La luz fría, casi espectral, también sugiere magníficamente el estado intermedio entre la vida y la muerte en que se encontraban aquellos soldados. Mención especial merece la mezcla de sonido. La sensación de no-lugar, o de limbo, que despierta esa ratonera entre el continente y el mar, provoca una enorme angustia.
El guión y la estructura narrativa acusan, quizás, una falta de profundidad psicológica o de recorrido emocional en los personajes. Pero sin duda que la mayor preocupación dramática de Nolan es la batalla en sí misma, el acontecimiento histórico, sin un protagonista definido. Es la historia de un hecho, no de un personaje en particular. La historia de un fracaso militar sin precedentes. De este modo, Dunkirk nos asoma a las diferentes perspectivas de la batalla: los soldados que tratan de huir en los buques de rescate, los altos mandos que deben gestionar la evacuación, los aviadores que deben asegurarla y los civiles en sus pequeñas embarcaciones.


Revisitando a los grandes maestros
El subgénero bélico siempre ha ido ligado al cine; desde su nacimiento mismo. Baste con mencionar El nacimiento de una nación (D.W. Griffith, 1915) y El acorazado Potemkin (Sergei M. Eisenstein, 1925), dos películas que contribuyeron decisivamente a la articulación del cine como un arte nuevo (especialmente debido al montaje…). Hacer una película sobre la guerra, por tanto, es una manera muy clara de entroncar con la tradición del séptimo arte.

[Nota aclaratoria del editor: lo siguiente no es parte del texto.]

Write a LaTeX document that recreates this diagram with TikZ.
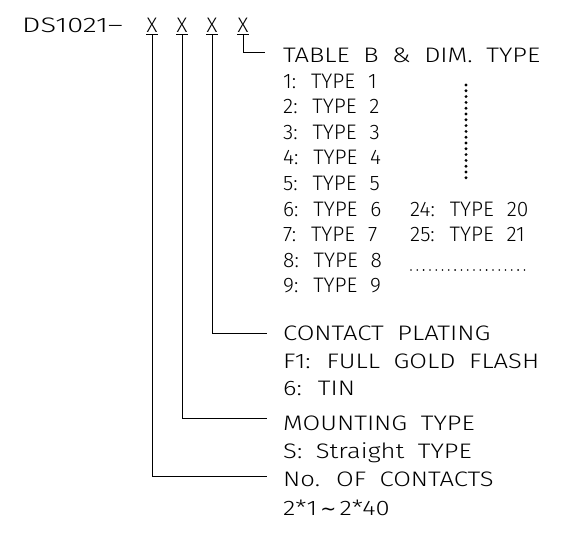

Recientemente, Nolan citaba alguna de las influencias más grandes en Dunkirk, que van desde el plano personal (en Dunkerque falleció su abuelo) hasta el aspecto más técnico. En este último aspecto, la influencia más relevantes –la mayoría subgénero bélico, como venimos insistiendo–, podría destacarse, por la importancia de la playa en la película, La hija de Ryan (David Lean, 1970). Aunque se trate de un melodrama psicológico bastante alejado de la temática de guerra, el uso del espacio y de los elementos naturales (la arena, el viento, el mar) en este filme son un ejemplo de la sensorialidad que Nolan ha querido imitar. Así lo explica él mismo: “The relationship of geographical spectacle to narrative and thematic drive in these works is extraordinary and inspiring. Pure cinema”.
Ver Dunkirk, por tanto, es ir de la mano de un gran director para (re)descubrir a otros grandes que ya fueron.
Un ritual de otro tiempo
Con el estreno de Dunkirk en pleno reinado de Netflix y del consumo digital, asistimos a una curiosa situación histórica. Se tocan, o se rozan, dos formas de experiencia cinematográfica completamente distintas (evito el adjetivo “antagónicas” por falta de seguridad): la vieja y la nueva. La del salón y tele/ordenador en casa y la de la gran pantalla en sala de cine. La financiación y producción de una película de estas dimensiones, en 70mm, con una temática no particularmente comercial (ni sagas, ni superhéroes, ni público adolescente), es una excepción en el paisaje audiovisual de la actualidad. En este sentido, la propuesta de Nolan es casi anacrónica. Esto, quizás, la hace más especial aún.
No se trata de caer en un sentimentalismo cinéfilo pero sí de valorar que, a lo mejor, somos la última generación que disfrutará de este tipo de espectáculo. Los espectadores que vieron Ben-hur, Espartaco o Barry Lindon posiblemente nunca sospecharan que esta forma de ir al cine (casi como quien va al teatro o la ópera) comenzaría un día a desaparecer.
Dunkirk, paradójicamente, a la vez que desmiente este hecho, también lo anuncia.